Listen to podcast episode #15: New Ideas (and What to Do With Them) >>
Subscribe to the Hello Writers! podcast in your favorite player!

Photo by Lauren Mancke on Unsplash
This post originally appeared on Medium in October 2020.
New ideas aren’t always helpful for writers.
Of course new ideas are good in general. The more ideas, the better to draw from when starting a new project. Without ideas, we will stare blankly at the page, trying to squeeze stories out of nothing. Of course we want a pool of good (hopefully good!) ideas.
But if we are already working on something, new ideas can become shiny objects that distract us from our work-in-progress.
I have files and files of incomplete pieces of writing. This “shiny object syndrome” is a big part of why they are incomplete. I used to jump from project to project like a frog on lily pads, and none of them ever got finished. Each new idea felt exciting. Each new idea felt open to being great.
When I got serious about writing my first book, Unspoken, I realized that I was going to have to commit to sticking with it, even when a new and better idea popped up. What I realized is that being distracted by new ideas, is not actually about those new ideas.
The distraction comes from self-doubt.
If I feel like my current work-in-progress isn’t good enough, a new idea is bound to sound better.
If my current work-in-progress is taking a long time, and I’m sick of revision, and I’m worried that it isn’t worth the effort, a new idea is bound to sound more interesting.
When we doubt our work-in-progress and/or our capacity to make it sing, our brains start looking for escape hatches. And a shiny new idea can seem like the perfect justification for jumping ship.

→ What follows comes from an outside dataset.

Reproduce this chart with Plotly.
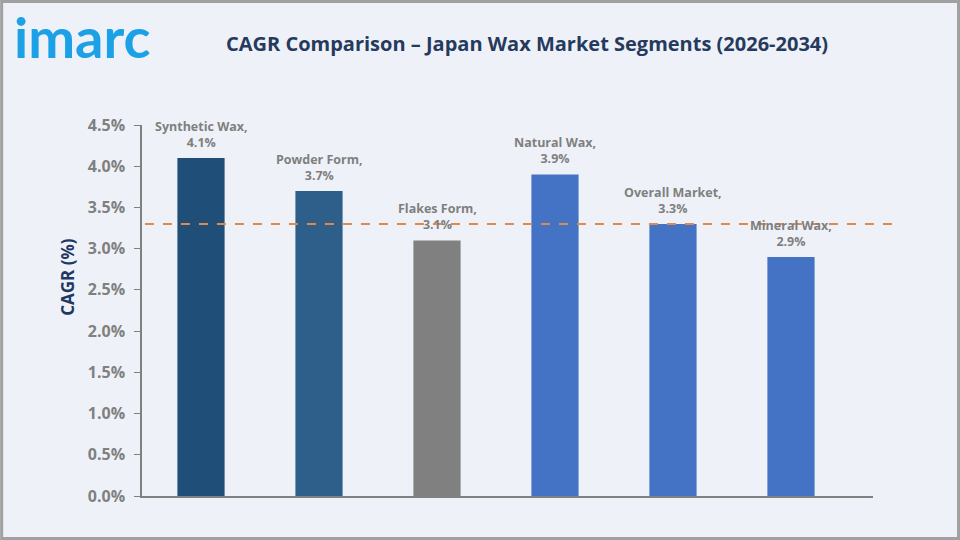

Abandoning project after project (or abandoning the same project over and over) feeds into general sense of doubt in our abilities to finish a project — and the vicious cycle continues.
Yes, there are times when abandoning a project is the right thing to do. But that decision should not be based only on wanting to work on something else.
Most of the time, the desire to abandon a project is not about the project at all.
Most of the time it is about our own self-doubt.
If we can remember that, and manage our thinking, and remember why we started working on this project in the first place then the shiny new ideas won’t be as tempting.
And what if there is a new idea that just won’t leave you alone while you’re trying to complete your current project? Here is a mantra that I use when my own self-doubt runs rampant:
I am working on the right thing right now.